REQUIRED TASK:
Look through the listing below for the line containing "Give me the matplotlib source for this chart.". Copy it and each line after it up to and including the line containing "fig = plt.figure(figsize=(3.9, 7.8), dpi=100)", exactly, leaving out pictures.

*** INPUT DATA ***

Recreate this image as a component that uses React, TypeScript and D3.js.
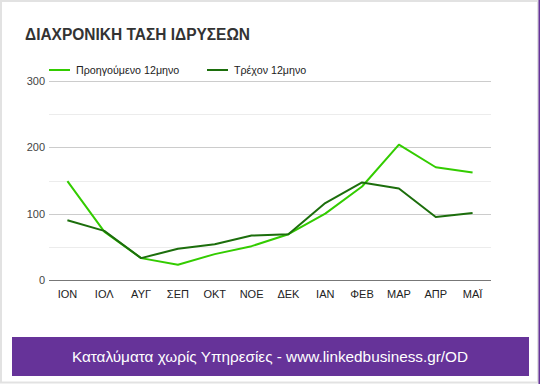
import React from "react";
import * as d3 from "d3";

const months = ["ΙΟΝ", "ΙΟΛ", "ΑΥΓ", "ΣΕΠ", "ΟΚΤ", "ΝΟΕ", "ΔΕΚ", "ΙΑΝ", "ΦΕΒ", "ΜΑΡ", "ΑΠΡ", "ΜΑΪ"];
const previous = [149, 73, 33, 23, 39, 51, 69, 100, 141, 204, 170, 162];
const current = [90, 74, 33, 47, 54, 67, 69, 116, 147, 138, 95, 101];
const majorTicks = [0, 100, 200, 300];
const minorTicks = [50, 150, 250];
const seriesNames = ["Προηγούμενο 12μηνο", "Τρέχον 12μηνο"];
const seriesColors = ["#33cc00", "#1c6e0c"];

export default function App() {
  const W = 540, H = 384;
  const left = 49, right = 491, top = 81, bottom = 280;
  const x = d3.scaleBand<string>().domain(months).range([left, right]);
  const y = d3.scaleLinear().domain([0, 300]).range([bottom, top]);
  const line = d3
    .line<number>()
    .x((_, i) => (x(months[i]) as number) + x.bandwidth() / 2)
    .y((d) => y(d));
  const font = "Arial, 'Liberation Sans', sans-serif";
  const series = [previous, current];
  const legendX = [49, 207];

  return (
    <div style={{ position: "fixed", left: 0, top: 0, width: W, height: H }}>
      <svg width={W} height={H} style={{ display: "block" }} fontFamily={font}>
        <rect x={0} y={0} width={W} height={H} fill="#ffffff" />
        <rect x={1} y={1} width={W - 3} height={H - 2.5} fill="none" stroke="#e2e2e2" strokeWidth={2} />
        <rect x={538.5} y={0} width={1.5} height={H} fill="#663399" />
        <text x={25} y={40} fontSize={16} fontWeight="bold" fill="#333" textLength={225} lengthAdjust="spacingAndGlyphs">
          ΔΙΑΧΡΟΝΙΚΗ ΤΑΣΗ ΙΔΡΥΣΕΩΝ
        </text>
        {seriesNames.map((n, i) => (
          <g key={n}>
            <line x1={legendX[i]} x2={legendX[i] + 21} y1={70} y2={70} stroke={seriesColors[i]} strokeWidth={2} />
            <text x={legendX[i] + 27} y={74} fontSize={10.7} fill="#222">
              {n}
            </text>
          </g>
        ))}
        {minorTicks.map((t) => (
          <line key={"m" + t} x1={left} x2={right} y1={Math.round(y(t)) + 0.5} y2={Math.round(y(t)) + 0.5} stroke="#ececec" />
        ))}
        {majorTicks.map((t) => (
          <g key={t}>
            <line
              x1={left}
              x2={right}
              y1={Math.round(y(t)) + 0.5}
              y2={Math.round(y(t)) + 0.5}
              stroke={t === 0 ? "#777" : "#cccccc"}
              strokeWidth={t === 0 ? 1.2 : 1}
            />
            <text x={45} y={y(t) + 4} fontSize={11} fill="#444" textAnchor="end">
              {t}
            </text>
          </g>
        ))}
        {months.map((m) => (
          <text key={m} x={(x(m) as number) + x.bandwidth() / 2} y={298} fontSize={11} fill="#222" textAnchor="middle">
            {m}
          </text>
        ))}
        {series.map((s, i) => (
          <path key={i} d={line(s) as string} fill="none" stroke={seriesColors[i]} strokeWidth={2} strokeLinejoin="round" />
        ))}
        <rect x={12} y={337} width={517} height={39} fill="#663399" />
        <text x={270} y={362} fontSize={15.3} fill="#ffffff" textAnchor="middle">
          Καταλύματα χωρίς Υπηρεσίες - www.linkedbusiness.gr/OD
        </text>
      </svg>
    </div>
  );
}
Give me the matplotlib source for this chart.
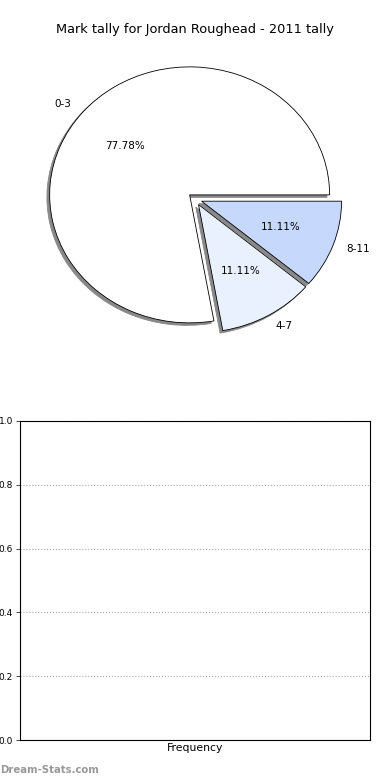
import matplotlib
matplotlib.use('Agg')
import matplotlib.pyplot as plt

# data
labels = ['0-3', '4-7', '8-11']
sizes = [7, 1, 1]
colors = ['#ffffff', '#eaf1fe', '#c6d9fd']
yticks = [0.0, 0.2, 0.4, 0.6, 0.8, 1.0]

fig = plt.figure(figsize=(3.9, 7.8), dpi=100)

# pie
ax1 = fig.add_axes([20 / 390, 421 / 780, 350 / 390, 320 / 780])
wedges, texts, autotexts = ax1.pie(sizes, labels=labels, colors=colors,
                                   explode=(0.05, 0.05, 0.05), autopct='%1.2f%%',
                                   shadow={'ox': -0.014, 'oy': -0.014,
                                           'facecolor': '#888888', 'edgecolor': '#888888',
                                           'alpha': 1.0},
                                   startangle=0,
                                   wedgeprops={'edgecolor': 'black', 'linewidth': 0.6},
                                   textprops={'fontsize': 7.5})
ax1.set_aspect('auto')
ax1.set_xlim(-1.25, 1.25)
ax1.set_ylim(-1.25, 1.25)
fig.text(0.5, 1 - 30 / 780, 'Mark tally for Jordan Roughead - 2011 tally',
         ha='center', va='center', fontsize=9.3)

# empty bar area
ax2 = fig.add_axes([20 / 390, 40 / 780, 350 / 390, 319 / 780])
ax2.set_ylim(0, 1)
ax2.set_yticks(yticks)
ax2.set_yticklabels([f'{t:.1f}' for t in yticks])
ax2.set_xticks([])
ax2.tick_params(axis='y', labelsize=6.5, length=3, width=0.5, pad=2)
ax2.yaxis.grid(True, linestyle=':', color='#aaaaaa', linewidth=0.8)
ax2.set_axisbelow(True)
for s in ax2.spines.values():
    s.set_linewidth(0.8)
ax2.set_xlabel('Frequency', fontsize=7.8, labelpad=2)

fig.text(0, 1 - 770 / 780, 'Dream-Stats.com', ha='left', va='center',
         fontsize=7.3, fontweight='bold', color='#999999')

plt.savefig('out.png', dpi=100)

***

RESPONSE:
Give me the matplotlib source for this chart.
import matplotlib
matplotlib.use('Agg')
import matplotlib.pyplot as plt

# data
labels = ['0-3', '4-7', '8-11']
sizes = [7, 1, 1]
colors = ['#ffffff', '#eaf1fe', '#c6d9fd']
yticks = [0.0, 0.2, 0.4, 0.6, 0.8, 1.0]

fig = plt.figure(figsize=(3.9, 7.8), dpi=100)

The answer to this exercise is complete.